Dataset entries:
------------

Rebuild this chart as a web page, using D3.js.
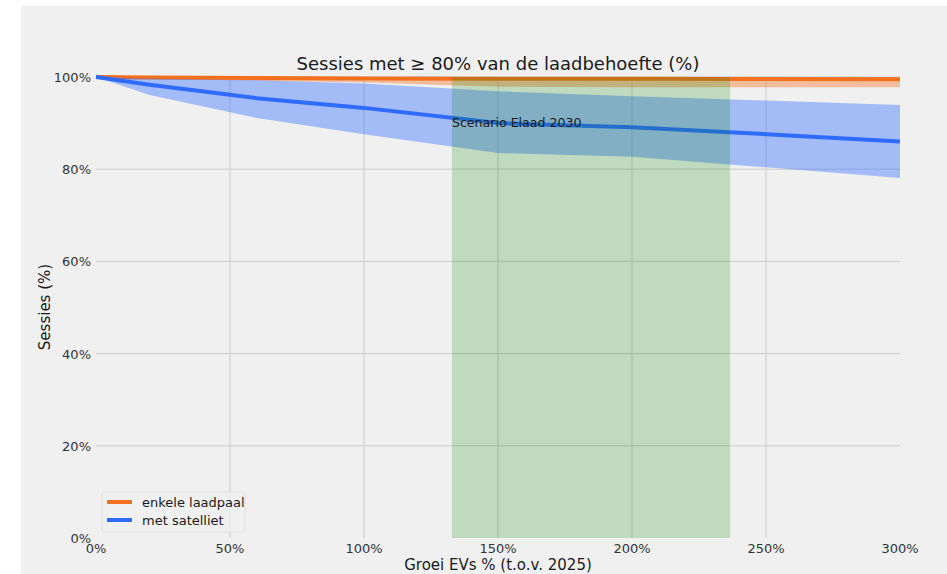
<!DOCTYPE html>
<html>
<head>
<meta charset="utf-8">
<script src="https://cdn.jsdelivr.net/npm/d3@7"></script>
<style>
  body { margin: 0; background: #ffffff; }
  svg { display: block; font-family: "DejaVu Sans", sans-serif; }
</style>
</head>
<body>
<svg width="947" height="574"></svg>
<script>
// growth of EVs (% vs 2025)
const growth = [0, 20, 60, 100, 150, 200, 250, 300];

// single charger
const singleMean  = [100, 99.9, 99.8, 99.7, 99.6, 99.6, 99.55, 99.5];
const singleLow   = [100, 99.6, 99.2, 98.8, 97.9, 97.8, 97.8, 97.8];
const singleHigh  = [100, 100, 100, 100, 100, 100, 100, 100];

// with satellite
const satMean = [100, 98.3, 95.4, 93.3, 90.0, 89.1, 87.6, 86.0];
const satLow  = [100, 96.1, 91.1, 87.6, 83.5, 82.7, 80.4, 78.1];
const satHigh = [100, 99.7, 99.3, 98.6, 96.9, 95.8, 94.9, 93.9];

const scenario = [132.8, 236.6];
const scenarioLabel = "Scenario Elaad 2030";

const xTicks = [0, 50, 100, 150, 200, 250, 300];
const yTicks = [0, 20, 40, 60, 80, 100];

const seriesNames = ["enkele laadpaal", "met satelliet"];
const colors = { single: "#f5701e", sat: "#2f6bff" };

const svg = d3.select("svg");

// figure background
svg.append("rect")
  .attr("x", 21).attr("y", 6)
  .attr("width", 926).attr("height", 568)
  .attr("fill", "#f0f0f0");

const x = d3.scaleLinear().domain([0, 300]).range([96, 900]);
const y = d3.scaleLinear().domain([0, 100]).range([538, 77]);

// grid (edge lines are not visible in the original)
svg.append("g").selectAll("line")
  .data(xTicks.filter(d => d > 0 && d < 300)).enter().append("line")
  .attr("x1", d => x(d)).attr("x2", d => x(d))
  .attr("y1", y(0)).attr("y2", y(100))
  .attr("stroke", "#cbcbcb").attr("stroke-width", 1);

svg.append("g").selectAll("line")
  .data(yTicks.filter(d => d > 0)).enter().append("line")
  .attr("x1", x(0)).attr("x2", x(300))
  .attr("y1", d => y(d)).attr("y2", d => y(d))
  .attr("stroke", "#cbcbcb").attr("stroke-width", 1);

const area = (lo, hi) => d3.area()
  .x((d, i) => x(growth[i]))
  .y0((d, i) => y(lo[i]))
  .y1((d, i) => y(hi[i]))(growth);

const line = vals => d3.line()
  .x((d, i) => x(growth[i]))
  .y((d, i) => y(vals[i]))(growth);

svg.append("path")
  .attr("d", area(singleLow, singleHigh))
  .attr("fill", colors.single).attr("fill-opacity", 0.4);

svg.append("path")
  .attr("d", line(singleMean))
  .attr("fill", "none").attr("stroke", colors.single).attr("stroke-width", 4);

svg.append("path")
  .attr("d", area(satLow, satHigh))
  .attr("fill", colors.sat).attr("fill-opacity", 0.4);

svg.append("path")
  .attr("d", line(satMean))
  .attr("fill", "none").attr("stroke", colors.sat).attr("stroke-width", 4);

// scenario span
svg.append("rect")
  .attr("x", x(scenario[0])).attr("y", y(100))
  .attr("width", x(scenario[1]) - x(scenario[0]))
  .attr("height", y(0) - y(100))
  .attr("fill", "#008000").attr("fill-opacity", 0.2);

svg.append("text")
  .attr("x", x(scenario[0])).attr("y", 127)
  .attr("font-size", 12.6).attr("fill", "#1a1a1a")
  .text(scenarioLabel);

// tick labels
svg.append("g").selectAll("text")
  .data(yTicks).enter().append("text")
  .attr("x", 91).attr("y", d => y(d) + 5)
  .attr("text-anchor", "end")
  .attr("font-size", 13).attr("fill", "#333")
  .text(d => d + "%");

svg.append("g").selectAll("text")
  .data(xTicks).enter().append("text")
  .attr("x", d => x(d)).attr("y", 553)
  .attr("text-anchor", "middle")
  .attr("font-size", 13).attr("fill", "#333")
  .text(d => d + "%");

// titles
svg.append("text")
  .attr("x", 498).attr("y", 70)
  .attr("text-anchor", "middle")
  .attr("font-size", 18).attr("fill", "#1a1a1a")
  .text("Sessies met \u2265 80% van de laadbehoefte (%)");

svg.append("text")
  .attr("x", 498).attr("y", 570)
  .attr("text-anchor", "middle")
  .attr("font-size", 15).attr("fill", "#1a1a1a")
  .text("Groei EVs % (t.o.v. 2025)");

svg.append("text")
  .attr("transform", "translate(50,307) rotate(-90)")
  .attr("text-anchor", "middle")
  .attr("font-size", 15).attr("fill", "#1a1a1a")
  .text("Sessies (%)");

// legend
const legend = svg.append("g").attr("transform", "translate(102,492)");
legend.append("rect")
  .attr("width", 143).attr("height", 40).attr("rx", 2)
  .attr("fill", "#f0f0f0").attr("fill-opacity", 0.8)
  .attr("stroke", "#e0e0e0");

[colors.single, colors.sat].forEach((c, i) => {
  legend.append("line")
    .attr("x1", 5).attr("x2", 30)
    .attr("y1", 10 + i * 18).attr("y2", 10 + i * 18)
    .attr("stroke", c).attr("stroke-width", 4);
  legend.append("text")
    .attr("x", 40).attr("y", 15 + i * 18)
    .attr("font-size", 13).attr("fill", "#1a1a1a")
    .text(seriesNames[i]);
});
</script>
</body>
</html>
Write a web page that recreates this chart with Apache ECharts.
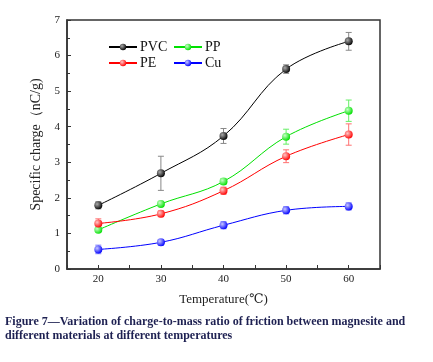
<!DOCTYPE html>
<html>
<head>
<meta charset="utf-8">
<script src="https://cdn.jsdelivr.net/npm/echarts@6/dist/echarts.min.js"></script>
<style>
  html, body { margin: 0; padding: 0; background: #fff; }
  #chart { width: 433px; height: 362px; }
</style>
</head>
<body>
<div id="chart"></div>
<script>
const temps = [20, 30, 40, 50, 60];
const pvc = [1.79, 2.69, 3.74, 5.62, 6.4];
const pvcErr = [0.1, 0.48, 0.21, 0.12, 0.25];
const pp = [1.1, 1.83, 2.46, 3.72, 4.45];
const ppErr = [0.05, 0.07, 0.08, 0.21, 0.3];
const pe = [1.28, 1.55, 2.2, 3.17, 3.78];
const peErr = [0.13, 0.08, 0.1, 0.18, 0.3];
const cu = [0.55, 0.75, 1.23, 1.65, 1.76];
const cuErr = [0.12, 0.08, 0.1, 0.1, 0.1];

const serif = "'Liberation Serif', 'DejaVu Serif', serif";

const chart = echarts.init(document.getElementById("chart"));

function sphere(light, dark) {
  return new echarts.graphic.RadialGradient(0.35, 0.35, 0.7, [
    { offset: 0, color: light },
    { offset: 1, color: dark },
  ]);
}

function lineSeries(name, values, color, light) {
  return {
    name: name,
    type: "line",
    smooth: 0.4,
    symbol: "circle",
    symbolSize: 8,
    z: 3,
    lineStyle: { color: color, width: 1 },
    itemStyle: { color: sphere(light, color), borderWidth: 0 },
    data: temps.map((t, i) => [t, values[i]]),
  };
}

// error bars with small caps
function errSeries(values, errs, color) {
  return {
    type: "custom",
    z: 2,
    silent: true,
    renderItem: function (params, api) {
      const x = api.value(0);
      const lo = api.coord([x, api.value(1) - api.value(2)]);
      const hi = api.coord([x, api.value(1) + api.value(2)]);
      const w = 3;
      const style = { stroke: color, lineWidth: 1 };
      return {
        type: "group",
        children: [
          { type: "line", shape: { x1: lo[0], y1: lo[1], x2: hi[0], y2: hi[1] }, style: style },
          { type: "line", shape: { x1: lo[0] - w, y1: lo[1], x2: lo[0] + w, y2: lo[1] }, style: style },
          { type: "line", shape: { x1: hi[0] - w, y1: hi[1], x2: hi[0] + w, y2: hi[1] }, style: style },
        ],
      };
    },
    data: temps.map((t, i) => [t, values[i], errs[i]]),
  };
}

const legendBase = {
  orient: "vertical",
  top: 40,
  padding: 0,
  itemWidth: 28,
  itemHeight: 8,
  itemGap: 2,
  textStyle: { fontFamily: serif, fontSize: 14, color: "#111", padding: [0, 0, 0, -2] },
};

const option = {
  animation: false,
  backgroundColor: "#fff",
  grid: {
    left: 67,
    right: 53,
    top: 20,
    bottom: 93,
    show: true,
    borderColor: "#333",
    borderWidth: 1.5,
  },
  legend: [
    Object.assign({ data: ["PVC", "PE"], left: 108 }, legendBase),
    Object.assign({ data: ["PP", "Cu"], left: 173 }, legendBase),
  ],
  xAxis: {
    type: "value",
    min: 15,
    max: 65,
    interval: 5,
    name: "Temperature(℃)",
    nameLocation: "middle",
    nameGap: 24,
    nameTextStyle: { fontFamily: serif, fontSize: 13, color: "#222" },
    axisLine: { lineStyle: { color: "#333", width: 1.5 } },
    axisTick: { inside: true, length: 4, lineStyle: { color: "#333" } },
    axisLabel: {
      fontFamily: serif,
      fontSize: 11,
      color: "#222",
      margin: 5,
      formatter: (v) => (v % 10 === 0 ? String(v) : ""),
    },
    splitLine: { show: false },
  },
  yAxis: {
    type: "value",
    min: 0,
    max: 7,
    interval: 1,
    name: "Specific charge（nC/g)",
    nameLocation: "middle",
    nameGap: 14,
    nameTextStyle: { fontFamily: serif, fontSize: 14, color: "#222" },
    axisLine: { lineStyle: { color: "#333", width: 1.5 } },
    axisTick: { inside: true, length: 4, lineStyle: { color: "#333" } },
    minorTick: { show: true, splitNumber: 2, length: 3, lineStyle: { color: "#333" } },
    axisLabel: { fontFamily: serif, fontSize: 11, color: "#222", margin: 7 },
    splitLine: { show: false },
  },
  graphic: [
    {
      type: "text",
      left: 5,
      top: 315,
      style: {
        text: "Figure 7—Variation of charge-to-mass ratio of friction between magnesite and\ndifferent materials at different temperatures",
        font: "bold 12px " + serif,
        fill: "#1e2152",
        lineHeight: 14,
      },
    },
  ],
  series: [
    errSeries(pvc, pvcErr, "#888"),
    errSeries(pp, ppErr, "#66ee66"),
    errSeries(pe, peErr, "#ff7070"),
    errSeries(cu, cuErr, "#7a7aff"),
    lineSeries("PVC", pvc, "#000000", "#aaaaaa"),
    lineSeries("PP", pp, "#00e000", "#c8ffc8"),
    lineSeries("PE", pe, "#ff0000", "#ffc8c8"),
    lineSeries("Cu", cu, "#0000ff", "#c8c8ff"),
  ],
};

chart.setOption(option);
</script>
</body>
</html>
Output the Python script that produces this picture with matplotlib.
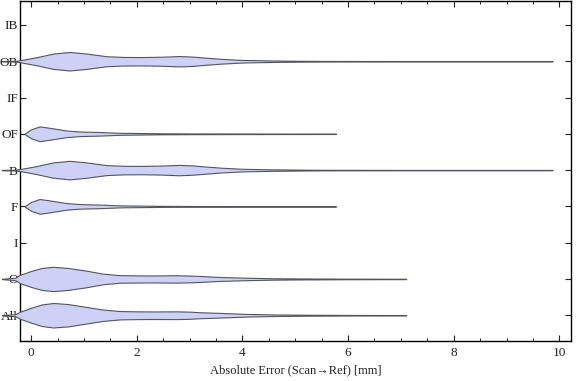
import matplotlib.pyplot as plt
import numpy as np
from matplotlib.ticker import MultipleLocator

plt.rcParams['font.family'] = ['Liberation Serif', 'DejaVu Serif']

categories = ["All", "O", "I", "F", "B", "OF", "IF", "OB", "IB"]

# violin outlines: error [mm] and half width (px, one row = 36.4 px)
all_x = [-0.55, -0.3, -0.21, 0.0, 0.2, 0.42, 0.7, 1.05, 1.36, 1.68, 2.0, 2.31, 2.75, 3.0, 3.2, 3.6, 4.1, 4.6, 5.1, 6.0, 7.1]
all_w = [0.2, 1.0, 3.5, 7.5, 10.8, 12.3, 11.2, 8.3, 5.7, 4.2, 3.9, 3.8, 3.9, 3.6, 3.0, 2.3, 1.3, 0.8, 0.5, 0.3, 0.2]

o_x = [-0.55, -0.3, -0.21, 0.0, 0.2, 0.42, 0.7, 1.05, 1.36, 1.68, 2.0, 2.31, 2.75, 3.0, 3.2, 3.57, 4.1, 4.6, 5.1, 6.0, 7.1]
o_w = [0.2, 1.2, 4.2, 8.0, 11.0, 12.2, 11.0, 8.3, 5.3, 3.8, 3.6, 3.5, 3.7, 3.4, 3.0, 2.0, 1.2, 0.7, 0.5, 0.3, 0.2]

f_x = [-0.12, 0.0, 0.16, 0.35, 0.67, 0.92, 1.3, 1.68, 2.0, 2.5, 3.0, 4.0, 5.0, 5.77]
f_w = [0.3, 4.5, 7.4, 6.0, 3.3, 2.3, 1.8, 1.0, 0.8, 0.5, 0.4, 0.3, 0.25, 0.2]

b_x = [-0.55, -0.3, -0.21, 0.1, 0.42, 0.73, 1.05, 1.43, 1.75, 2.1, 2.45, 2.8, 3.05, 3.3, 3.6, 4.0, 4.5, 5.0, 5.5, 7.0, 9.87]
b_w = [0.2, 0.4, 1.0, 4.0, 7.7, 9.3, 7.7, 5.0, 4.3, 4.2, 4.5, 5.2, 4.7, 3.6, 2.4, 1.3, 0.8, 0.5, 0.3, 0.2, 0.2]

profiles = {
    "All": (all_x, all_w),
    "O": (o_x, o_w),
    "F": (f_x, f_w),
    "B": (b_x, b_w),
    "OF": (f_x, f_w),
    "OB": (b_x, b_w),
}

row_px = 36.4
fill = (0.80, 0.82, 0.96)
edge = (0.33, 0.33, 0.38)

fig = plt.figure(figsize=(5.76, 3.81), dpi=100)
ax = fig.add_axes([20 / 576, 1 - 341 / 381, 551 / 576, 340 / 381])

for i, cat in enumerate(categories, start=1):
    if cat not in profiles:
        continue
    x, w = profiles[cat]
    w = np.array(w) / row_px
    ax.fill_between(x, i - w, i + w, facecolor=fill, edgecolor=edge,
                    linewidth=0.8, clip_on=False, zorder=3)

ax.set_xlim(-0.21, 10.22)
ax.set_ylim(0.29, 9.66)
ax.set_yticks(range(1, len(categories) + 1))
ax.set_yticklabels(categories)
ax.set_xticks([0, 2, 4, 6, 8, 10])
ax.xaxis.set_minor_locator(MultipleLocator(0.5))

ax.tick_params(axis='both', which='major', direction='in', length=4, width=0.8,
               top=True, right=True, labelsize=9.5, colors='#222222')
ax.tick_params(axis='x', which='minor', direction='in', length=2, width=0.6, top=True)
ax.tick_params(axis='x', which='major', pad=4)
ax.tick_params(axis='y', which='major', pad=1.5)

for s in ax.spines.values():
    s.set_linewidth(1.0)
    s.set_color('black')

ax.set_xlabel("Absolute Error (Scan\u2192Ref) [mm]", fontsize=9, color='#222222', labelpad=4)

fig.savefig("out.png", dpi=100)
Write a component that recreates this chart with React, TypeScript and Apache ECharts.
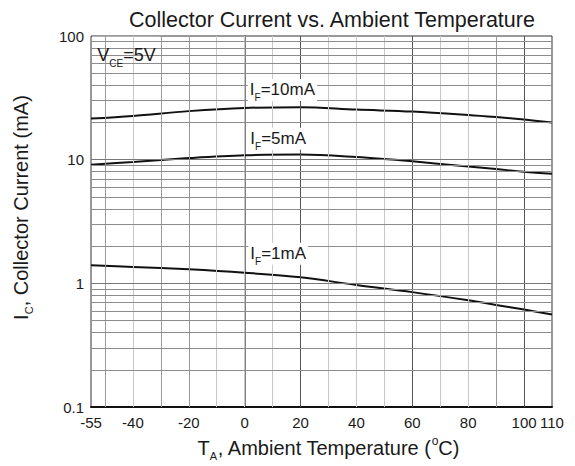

------------

**Task goal:** Starting at the top of the listing above, reproduce each line up to and including the one with "const growth = [0, 20, 60, 100, 150, 200, 250, 300];"; omit the pictures.

**Written answer:**
Rebuild this chart as a web page, using D3.js.
<!DOCTYPE html>
<html>
<head>
<meta charset="utf-8">
<script src="https://cdn.jsdelivr.net/npm/d3@7"></script>
<style>
  body { margin: 0; background: #ffffff; }
  svg { display: block; font-family: "DejaVu Sans", sans-serif; }
</style>
</head>
<body>
<svg width="947" height="574"></svg>
<script>
// growth of EVs (% vs 2025)
const growth = [0, 20, 60, 100, 150, 200, 250, 300];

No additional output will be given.